In 2008, FastCompany published this article on William McDonough that is well rounded and a great example of good reporting. It exposed some gaps between the talk and the walk. However, is the issue really McDonough’s personal-professional challenges or society having the capacity to recognize the larger value he produced and runnng with it, with or without him?
Here was my post after finishing the article: Bill’s personal failings, challenges, call them what you may, his only too-human foibles, are unfortunate (but we all have some variety of them do we not?). They do interfere with his potential to be the personal champion for the next industrial revolution. However, it is important to separate the person, even project performance, from his ideas.
The awesome potential of William McDonough as a force for the sustainable/regenerative economic transformation we so urgently need does not lie in his person, but in his ideas. His ideas are conceputally accessible to anyone with logical capacity and ecological education. He has conceputally illuminated the DNA of an economy that not only would have restorative environmental impacts, but which could be a wildly more productive economy to boot, thereby laying the material foundation for a sustainable global society in the biosphere. Given the impoverishment of two-fifths or more of the 7 billion of us on the planet now, and the 2-4 billion more that are arriving daily between now and 2050, a radical increase in economic productivity is absolutely necessary but insufficent for success. Doing it in a way that is net-positive, that is environmentally restorative and enhancing of the biosphere’s regnerative capacity is the essential quality, the necessary and sufficient condition for humanity’s regenerative success in the universe.

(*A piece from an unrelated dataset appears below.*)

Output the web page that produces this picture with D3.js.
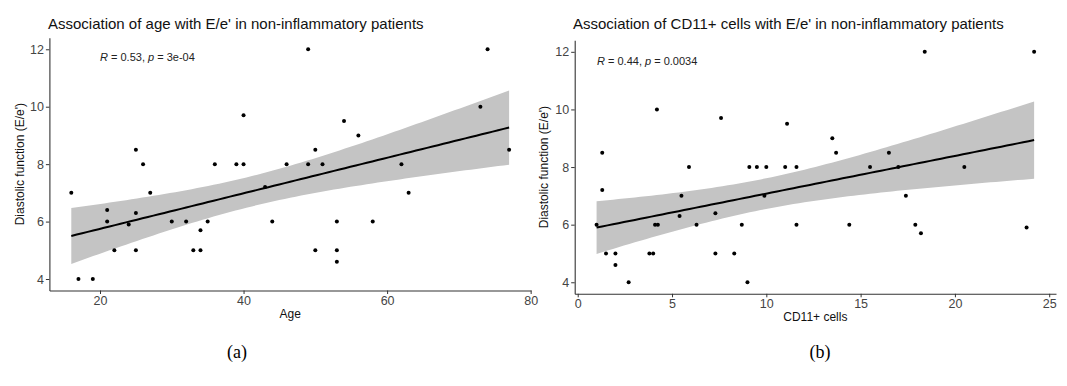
<!DOCTYPE html>
<head>
  <meta charset="utf-8">
  <script src="https://d3js.org/d3.v7.min.js"></script>
  <style>
    body { margin: 0; background: #fff; font-family: "Liberation Sans", Arial, sans-serif; }
    .tick text { fill: #444; font-size: 12.5px; }
    .tick line { stroke: #333; }
    .domain { stroke: #333; stroke-width: 1.1px; }
    .title { font-size: 15px; fill: #111; }
    .axis-title { font-size: 12px; fill: #111; }
    .stat { font-size: 11px; fill: #222; }
    .band { fill: #c4c4c4; }
    .fit { fill: none; stroke: #000; stroke-width: 2px; }
    .dot { fill: #000; }
    .caption { font-family: "Liberation Serif", "Times New Roman", serif; font-size: 18px; fill: #000; }
  </style>
</head>
<body>
  <script>
    // panel (a): age vs E/e'
    var age = [16, 17, 19, 21, 21, 22, 24, 25, 25, 25, 26, 27, 30, 32, 33, 34, 34, 35, 36, 39,
               40, 40, 43, 44, 46, 49, 49, 50, 50, 51, 53, 53, 53, 54, 56, 58, 62, 63, 73, 74, 77];
    var ageEe = [7, 4, 4, 6.4, 6, 5, 5.9, 8.5, 6.3, 5, 8, 7, 6, 6, 5, 5.7, 5, 6, 8, 8,
                 9.7, 8, 7.2, 6, 8, 12, 8, 8.5, 5, 8, 6, 5, 4.6, 9.5, 9, 6, 8, 7, 10, 12, 8.5];

    // panel (b): CD11+ cells vs E/e'
    var cd11 = [1.0, 1.3, 1.3, 1.5, 2.0, 2.0, 2.7, 3.8, 4.0, 4.1, 4.25, 4.2, 5.4, 5.5, 5.9, 6.3,
                7.3, 7.3, 7.6, 8.3, 8.7, 9.0, 9.1, 9.5, 9.9, 10.0, 11.0, 11.1, 11.6, 11.6, 13.5,
                13.7, 14.4, 15.5, 16.5, 17.0, 17.4, 17.9, 18.2, 18.4, 20.5, 23.8, 24.2];
    var cd11Ee = [6, 8.5, 7.2, 5, 5, 4.6, 4, 5, 5, 6, 6, 10, 6.3, 7, 8, 6,
                  6.4, 5, 9.7, 5, 6, 4, 8, 8, 7, 8, 8, 9.5, 8, 6, 9,
                  8.5, 6, 8, 8.5, 8, 7, 6, 5.7, 12, 8, 5.9, 12];

    var yTicks = [4, 6, 8, 10, 12];
    var ageTicks = [20, 40, 60, 80];
    var cd11Ticks = [0, 5, 10, 15, 20, 25];

    var tCrit = 2.02; // t(0.975, ~40 df)

    var svg = d3.select("body").append("svg")
      .attr("width", 1067)
      .attr("height", 386);

    // ggplot style 5% expansion
    function expand(ext) {
      var pad = (ext[1] - ext[0]) * 0.05;
      return [ext[0] - pad, ext[1] + pad];
    }

    function lm(xs, ys) {
      var n = xs.length,
          mx = d3.mean(xs), my = d3.mean(ys),
          sxx = d3.sum(xs, function(x) { return (x - mx) * (x - mx); }),
          sxy = d3.sum(xs, function(x, i) { return (x - mx) * (ys[i] - my); });
      var b = sxy / sxx, a = my - b * mx;
      var sse = d3.sum(xs, function(x, i) { var r = ys[i] - a - b * x; return r * r; });
      var s = Math.sqrt(sse / (n - 2));
      return function(x0) {
        var fit = a + b * x0,
            se = s * Math.sqrt(1 / n + (x0 - mx) * (x0 - mx) / sxx);
        return { x: x0, fit: fit, lo: fit - tCrit * se, hi: fit + tCrit * se };
      };
    }

    function panel(opt) {
      var x = d3.scaleLinear().domain(expand(d3.extent(opt.xs))).range(opt.xRange);
      var y = d3.scaleLinear().domain(expand([4, 12])).range(opt.yRange);
      var g = svg.append("g");

      // fit + confidence band
      var model = lm(opt.xs, opt.ys);
      var ext = d3.extent(opt.xs);
      var grid = d3.range(0, 81).map(function(i) { return model(ext[0] + (ext[1] - ext[0]) * i / 80); });

      g.append("path")
        .datum(grid)
        .attr("class", "band")
        .attr("d", d3.area()
          .x(function(d) { return x(d.x); })
          .y0(function(d) { return y(d.lo); })
          .y1(function(d) { return y(d.hi); }));

      g.append("path")
        .datum(grid)
        .attr("class", "fit")
        .attr("d", d3.line()
          .x(function(d) { return x(d.x); })
          .y(function(d) { return y(d.fit); }));

      g.selectAll(".dot")
        .data(opt.xs)
      .enter().append("circle")
        .attr("class", "dot")
        .attr("cx", function(d) { return x(d); })
        .attr("cy", function(d, i) { return y(opt.ys[i]); })
        .attr("r", 2);

      g.append("g")
        .attr("transform", "translate(" + opt.xRange[0] + ",0)")
        .call(d3.axisLeft(y).tickValues(yTicks).tickSize(3.5).tickSizeOuter(0).tickPadding(2));

      g.append("g")
        .attr("transform", "translate(0," + opt.yRange[0] + ")")
        .call(d3.axisBottom(x).tickValues(opt.xTicks).tickSize(3.5).tickSizeOuter(0).tickPadding(2));

      g.append("text")
        .attr("class", "title")
        .attr("x", opt.titleX)
        .attr("y", 29)
        .text(opt.title);

      g.append("text")
        .attr("class", "axis-title")
        .attr("transform", "translate(" + opt.yTitleX + "," + ((opt.yRange[0] + opt.yRange[1]) / 2) + ") rotate(-90)")
        .attr("text-anchor", "middle")
        .attr("dy", "0.35em")
        .text("Diastolic function (E/e')");

      g.append("text")
        .attr("class", "axis-title")
        .attr("x", (opt.xRange[0] + opt.xRange[1]) / 2)
        .attr("y", opt.yRange[0] + 27)
        .attr("text-anchor", "middle")
        .text(opt.xTitle);

      var stat = g.append("text")
        .attr("class", "stat")
        .attr("x", opt.statX)
        .attr("y", opt.statY);
      stat.append("tspan").style("font-style", "italic").text("R");
      stat.append("tspan").text(" = " + opt.r + ", ");
      stat.append("tspan").style("font-style", "italic").text("p");
      stat.append("tspan").text(" = " + opt.p);

      svg.append("text")
        .attr("class", "caption")
        .attr("x", opt.captionX)
        .attr("y", 358)
        .attr("text-anchor", "middle")
        .text(opt.caption);
    }

    panel({
      xs: age, ys: ageEe, xTicks: ageTicks,
      xRange: [49.4, 531], yRange: [290.5, 37.8],
      title: "Association of age with E/e' in non-inflammatory patients", titleX: 48,
      xTitle: "Age", yTitleX: 20,
      r: "0.53", p: "3e-04", statX: 100, statY: 60.5,
      caption: "(a)", captionX: 237
    });

    panel({
      xs: cd11, ys: cd11Ee, xTicks: cd11Ticks,
      xRange: [574.7, 1056], yRange: [293.8, 40.3],
      title: "Association of CD11+ cells with E/e' in non-inflammatory patients", titleX: 573,
      xTitle: "CD11+ cells", yTitleX: 544,
      r: "0.44", p: "0.0034", statX: 597, statY: 64.5,
      caption: "(b)", captionX: 820
    });
  </script>
</body>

However, getting there will take more than the persuasive power of one charismatic designer, with or without foibles! We must embrace his concepts, develop the implications in all areas from design to science to economics to policy, and collaboratively execute at lightening speed and globally. Designing the vehicle for that insitutional collaboration should be the next challenge we address. As is true of most human challenges, they illuminate issues that need to be understood differently, executed differently, if we are to be successful. We all have our own agendas for personal/professional development, but let’s certainly not wait for Mr. McDonough to work out his. There’s a much larger drama in play and it needs our attention now.